Saturday, October 2, 2010

gay and homophobes Crime


Are you Gay?. This past week saw several suicides at American colleges. The most sensationalized was Rutgers freshman Tyler Clementi’s tragic jump from the George Washington Bridge after a fellow student streamed video of his sexual encounter with another guy over the Internet. However, two other college students—Raymond Chase, an openly gay sophomore at Johnson & Wales University in Rhode Island, and Jacob Miller, freshman, sexual orientation unknown, at Fordham’s Bronx campus—also took their own lives. (Chase is also the fifth gay youth to take his own life in three weeks.)
You know why Samuel Barber's music is so sad? Because of friggin' homophobes

You know why Samuel Barber's music is so sad? Because of friggin' homophobes

We like to find someone to blame for every tragedy, but the fact is that a rather disturbing number of suicides happen on college campuses—around 1,100 per year. In fact, suicide is the second-leading cause of death for college students, and the beginning of the academic year, with all its stresses, especially for incoming freshmen, seems to be a particular danger zone.

Administrators do their part to try to curb these disturbing statistics, but in some cases the cure is worse than the disease: Students who seem at risk for self-harm are often banned from campus. Better that they’re gotten rid of, goes this school of thought, than put the college at risk for a lawsuit or create another statistic or an embarrassing news story. Of course, rather than helping, this makes things worse, removing the at-risk students from any sense of progress towards a normal future, perhaps returning them to a bad home situation, and intimidating those who might have suicidal thoughts from speaking up and getting the help they need.

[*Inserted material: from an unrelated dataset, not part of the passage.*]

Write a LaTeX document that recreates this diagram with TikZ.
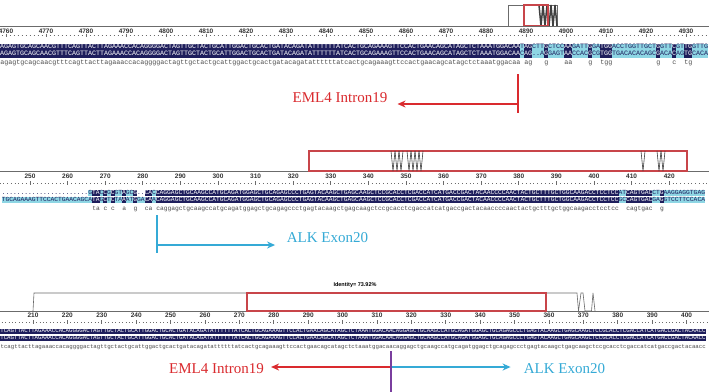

But that’s the subject for another column: What I want to talk about is the particular outrage directed at Dharun Ravi, the 18-year-old who, with his fellow freshman Molly Wei, is accused of publicly live-streaming the video of Clementi and his partner on September 21 after having peeped in privately two days prior. Campus LGBT groups condemned this as “cyberbullying” and a hate crime and took to the streets demanding Ravi’s head on a pike. As Steven Goldstein of the LGBT rights group Garden State Equality said, “You have to prosecute this as a hate crime. Anything less would be an insult to the memory of the young man our society lost.”

This attitude, I disagree with.
The term gay was originally used to refer to feelings of being "carefree", "
happy", or "bright and showy"; it had also come to acquire some connotations ofmetrosexuals guy's.


Now, what Ravi did was stupid, immature, and wrong. What is also wrong is characterizing it as a hate crime without any supporting evidence. Ravi didn’t say or write anything homophobic; by all accounts, he had gay friends, and he apparently liked Clementi. Though there’s still a lot of hate out there, Generation Y, as a whole, isn’t particularly homophobic. We live in a world where sexual orientation is thankfully becoming increasing irrelevant to how we judge others. We also live in a world where any expectation of privacy, or filter between public and private, can be destroyed in a keystroke.

If, as I’m positing, Ravi was truly living in a post-gay headspace, broadcasting his roommate’s hookup may have seemed like a cute prank, The Virginity Hit-style, without the gender of Clementi’s partner mattering (besides being a way to exorcise the annoyance of being exiled from his room). However, this was all the push that was needed for the dominoes set up by Clementi’s own life experience and neurochemistry to fall over. Broadcasting your your roommate’s hookup is an assholish thing to do and a serious invasion of privacy, no matter if it’s with a guy, girl, or Christine O’Donnell in a furry suit. But is it a hate crime?

While acknowledging that there’s a great deal of anti-gay ugliness out there (and that college LGBT activists tend to be really angry because of it), and admitting that I may be living in a fantasy world where we’re on the cusp of real LGBT acceptance, I am unwilling to paint Ravi or Wei as bigots until I see specific evidence that they targeted Clementi because of his sexual orientation, or that there was a repeated pattern of harassment beyond the thoughtless webcam incident. There’s no need for two more lives to be ruined—one of whom (Wei) is guilty apparently only of letting a friend use her computer—before the full truth comes out. These two kids will already never have a sound night’s sleep for the rest of their lives; there is no need to lynch them in order to satisfy our needs for vengeance or vindicate whatever injustices were done to ourselves in the past. If anything, past victimization should make us more sensitive to others. Thus, I may pity Ravi and Wei, and I think they were wrong, but I’m not willing to condemn them as bigots quite yet.

What I am willing to condemn is that Clementi was made to feel that he had to suffer whatever he was suffering in silence. What I am willing to condemn is that he had to feel shame about being gay. What I am willing to condemn is that gay youth are made to feel feel so hopeless that they think death is better than life. And what I am willing to condemn is college administrators for not doing enough about the campus suicide problem.

Meanwhile, for all the gay teens out there, this link is for you.

Addendum: Why has no one shown sympathy for the poor guy, whoever he is, that Clementi was hooking up with?